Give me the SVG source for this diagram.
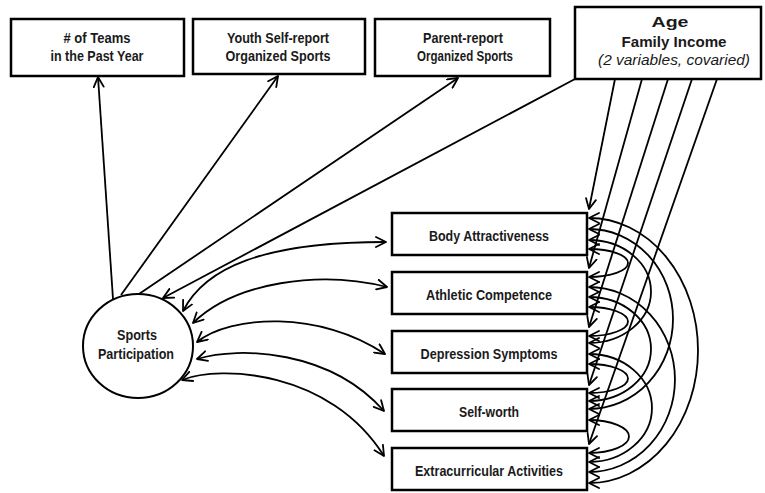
<svg xmlns="http://www.w3.org/2000/svg" width="765" height="493" viewBox="0 0 765 493">
<style>
.box{fill:#fff;stroke:#000;stroke-width:2.5}
.t{font-family:"Liberation Sans",Arial,sans-serif;font-weight:bold;font-size:15px;text-anchor:middle;fill:#1a1a1a}
.ti{font-family:"Liberation Sans",Arial,sans-serif;font-style:italic;font-size:15px;text-anchor:middle;fill:#1a1a1a}
.c{fill:none;stroke:#000;stroke-width:1.8}
.e{marker-end:url(#ah)}
.d{marker-start:url(#ah);marker-end:url(#ah)}
</style>
<defs>
<marker id="ah" viewBox="0 0 12 12" refX="11" refY="6" markerWidth="12" markerHeight="12" markerUnits="userSpaceOnUse" orient="auto-start-reverse">
<path d="M1,1 L11,6 L1,11" fill="none" stroke="#000" stroke-width="1.8" stroke-linejoin="round" stroke-linecap="round"/>
</marker>
</defs>
<rect width="765" height="493" fill="#fff"/>
<g id="connectors">
<path class="c e" d="M113,299 L98,77"/>
<path class="c e" d="M121,295 L278,76"/>
<path class="c e" d="M139,294 L458,78"/>
<path class="c e" d="M575,79 L163,298"/>
<path class="c d" d="M183,311 C205,268 262,242 386,242"/>
<path class="c d" d="M193,323 C235,282 320,270 387,287"/>
<path class="c d" d="M197,342 C230,315 320,310 385,354"/>
<path class="c d" d="M197,359 C240,346 330,350 384,411"/>
<path class="c d" d="M182,380 C220,365 330,370 384,456"/>
<path class="c e" d="M615,79 L589,209"/>
<path class="c e" d="M642,79 L589,268"/>
<path class="c e" d="M668,79 L589,327"/>
<path class="c e" d="M692,79 L589,385"/>
<path class="c e" d="M717,79 L589,444"/>
<path class="c d" d="M589,249 A39,14 0 0 1 589,277"/>
<path class="c d" d="M589,240 A62,51.5 0 0 1 589,343"/>
<path class="c d" d="M589,229 A84,90 0 0 1 589,409"/>
<path class="c d" d="M589,218 A109,132.5 0 0 1 589,483"/>
<path class="c d" d="M589,307 A39,14.5 0 0 1 589,336"/>
<path class="c d" d="M589,297 A62,52 0 0 1 589,401"/>
<path class="c d" d="M589,287 A86,92.5 0 0 1 589,472"/>
<path class="c d" d="M589,364 A39,14.5 0 0 1 589,393"/>
<path class="c d" d="M589,354 A63,54 0 0 1 589,462"/>
<path class="c d" d="M589,420 A40,16.5 0 0 1 589,453"/>
</g>
<g id="teams"><rect class="box" x="11" y="19" width="173" height="57"/><text class="t" x="97" y="43" textLength="67" lengthAdjust="spacingAndGlyphs"># of Teams</text><text class="t" x="97" y="61" textLength="93" lengthAdjust="spacingAndGlyphs">in the Past Year</text></g>
<g id="youth"><rect class="box" x="193" y="19" width="172" height="55"/><text class="t" x="278" y="43" textLength="102" lengthAdjust="spacingAndGlyphs">Youth Self-report</text><text class="t" x="278" y="61" textLength="105" lengthAdjust="spacingAndGlyphs">Organized Sports</text></g>
<g id="parent"><rect class="box" x="375" y="19" width="175" height="57"/><text class="t" x="463" y="43" textLength="80" lengthAdjust="spacingAndGlyphs">Parent-report</text><text class="t" x="465" y="61" textLength="96" lengthAdjust="spacingAndGlyphs">Organized Sports</text></g>
<g id="age"><rect class="box" x="575" y="7" width="186" height="72"/><text class="t" x="670" y="27" textLength="37" lengthAdjust="spacingAndGlyphs">Age</text><text class="t" x="674" y="47" textLength="105" lengthAdjust="spacingAndGlyphs">Family Income</text><text class="ti" x="674" y="65" textLength="152" lengthAdjust="spacingAndGlyphs">(2 variables, covaried)</text></g>
<g id="sports"><ellipse cx="138" cy="346" rx="55" ry="52" fill="#fff" stroke="#000" stroke-width="2"/><text class="t" x="137" y="340" textLength="40" lengthAdjust="spacingAndGlyphs">Sports</text><text class="t" x="136" y="359" textLength="76" lengthAdjust="spacingAndGlyphs">Participation</text></g>
<g id="body"><rect class="box" x="392" y="213" width="195" height="42"/><text class="t" x="489" y="241" textLength="120" lengthAdjust="spacingAndGlyphs">Body Attractiveness</text></g>
<g id="athletic"><rect class="box" x="392" y="272" width="195" height="42"/><text class="t" x="489" y="300" textLength="126" lengthAdjust="spacingAndGlyphs">Athletic Competence</text></g>
<g id="depression"><rect class="box" x="392" y="331" width="195" height="42"/><text class="t" x="489" y="359" textLength="137" lengthAdjust="spacingAndGlyphs">Depression Symptoms</text></g>
<g id="selfworth"><rect class="box" x="392" y="389" width="195" height="42"/><text class="t" x="489" y="417" textLength="60" lengthAdjust="spacingAndGlyphs">Self-worth</text></g>
<g id="extra"><rect class="box" x="392" y="448" width="195" height="42"/><text class="t" x="489" y="476" textLength="148" lengthAdjust="spacingAndGlyphs">Extracurricular Activities</text></g>
</svg>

------------------------------------------------

■ **What this task involves**
Repeat the listing in full and exactly. Leave any pictures out.

■ **Response**
Give me the SVG source for this diagram.
<svg xmlns="http://www.w3.org/2000/svg" width="765" height="493" viewBox="0 0 765 493">
<style>
.box{fill:#fff;stroke:#000;stroke-width:2.5}
.t{font-family:"Liberation Sans",Arial,sans-serif;font-weight:bold;font-size:15px;text-anchor:middle;fill:#1a1a1a}
.ti{font-family:"Liberation Sans",Arial,sans-serif;font-style:italic;font-size:15px;text-anchor:middle;fill:#1a1a1a}
.c{fill:none;stroke:#000;stroke-width:1.8}
.e{marker-end:url(#ah)}
.d{marker-start:url(#ah);marker-end:url(#ah)}
</style>
<defs>
<marker id="ah" viewBox="0 0 12 12" refX="11" refY="6" markerWidth="12" markerHeight="12" markerUnits="userSpaceOnUse" orient="auto-start-reverse">
<path d="M1,1 L11,6 L1,11" fill="none" stroke="#000" stroke-width="1.8" stroke-linejoin="round" stroke-linecap="round"/>
</marker>
</defs>
<rect width="765" height="493" fill="#fff"/>
<g id="connectors">
<path class="c e" d="M113,299 L98,77"/>
<path class="c e" d="M121,295 L278,76"/>
<path class="c e" d="M139,294 L458,78"/>
<path class="c e" d="M575,79 L163,298"/>
<path class="c d" d="M183,311 C205,268 262,242 386,242"/>
<path class="c d" d="M193,323 C235,282 320,270 387,287"/>
<path class="c d" d="M197,342 C230,315 320,310 385,354"/>
<path class="c d" d="M197,359 C240,346 330,350 384,411"/>
<path class="c d" d="M182,380 C220,365 330,370 384,456"/>
<path class="c e" d="M615,79 L589,209"/>
<path class="c e" d="M642,79 L589,268"/>
<path class="c e" d="M668,79 L589,327"/>
<path class="c e" d="M692,79 L589,385"/>
<path class="c e" d="M717,79 L589,444"/>
<path class="c d" d="M589,249 A39,14 0 0 1 589,277"/>
<path class="c d" d="M589,240 A62,51.5 0 0 1 589,343"/>
<path class="c d" d="M589,229 A84,90 0 0 1 589,409"/>
<path class="c d" d="M589,218 A109,132.5 0 0 1 589,483"/>
<path class="c d" d="M589,307 A39,14.5 0 0 1 589,336"/>
<path class="c d" d="M589,297 A62,52 0 0 1 589,401"/>
<path class="c d" d="M589,287 A86,92.5 0 0 1 589,472"/>
<path class="c d" d="M589,364 A39,14.5 0 0 1 589,393"/>
<path class="c d" d="M589,354 A63,54 0 0 1 589,462"/>
<path class="c d" d="M589,420 A40,16.5 0 0 1 589,453"/>
</g>
<g id="teams"><rect class="box" x="11" y="19" width="173" height="57"/><text class="t" x="97" y="43" textLength="67" lengthAdjust="spacingAndGlyphs"># of Teams</text><text class="t" x="97" y="61" textLength="93" lengthAdjust="spacingAndGlyphs">in the Past Year</text></g>
<g id="youth"><rect class="box" x="193" y="19" width="172" height="55"/><text class="t" x="278" y="43" textLength="102" lengthAdjust="spacingAndGlyphs">Youth Self-report</text><text class="t" x="278" y="61" textLength="105" lengthAdjust="spacingAndGlyphs">Organized Sports</text></g>
<g id="parent"><rect class="box" x="375" y="19" width="175" height="57"/><text class="t" x="463" y="43" textLength="80" lengthAdjust="spacingAndGlyphs">Parent-report</text><text class="t" x="465" y="61" textLength="96" lengthAdjust="spacingAndGlyphs">Organized Sports</text></g>
<g id="age"><rect class="box" x="575" y="7" width="186" height="72"/><text class="t" x="670" y="27" textLength="37" lengthAdjust="spacingAndGlyphs">Age</text><text class="t" x="674" y="47" textLength="105" lengthAdjust="spacingAndGlyphs">Family Income</text><text class="ti" x="674" y="65" textLength="152" lengthAdjust="spacingAndGlyphs">(2 variables, covaried)</text></g>
<g id="sports"><ellipse cx="138" cy="346" rx="55" ry="52" fill="#fff" stroke="#000" stroke-width="2"/><text class="t" x="137" y="340" textLength="40" lengthAdjust="spacingAndGlyphs">Sports</text><text class="t" x="136" y="359" textLength="76" lengthAdjust="spacingAndGlyphs">Participation</text></g>
<g id="body"><rect class="box" x="392" y="213" width="195" height="42"/><text class="t" x="489" y="241" textLength="120" lengthAdjust="spacingAndGlyphs">Body Attractiveness</text></g>
<g id="athletic"><rect class="box" x="392" y="272" width="195" height="42"/><text class="t" x="489" y="300" textLength="126" lengthAdjust="spacingAndGlyphs">Athletic Competence</text></g>
<g id="depression"><rect class="box" x="392" y="331" width="195" height="42"/><text class="t" x="489" y="359" textLength="137" lengthAdjust="spacingAndGlyphs">Depression Symptoms</text></g>
<g id="selfworth"><rect class="box" x="392" y="389" width="195" height="42"/><text class="t" x="489" y="417" textLength="60" lengthAdjust="spacingAndGlyphs">Self-worth</text></g>
<g id="extra"><rect class="box" x="392" y="448" width="195" height="42"/><text class="t" x="489" y="476" textLength="148" lengthAdjust="spacingAndGlyphs">Extracurricular Activities</text></g>
</svg>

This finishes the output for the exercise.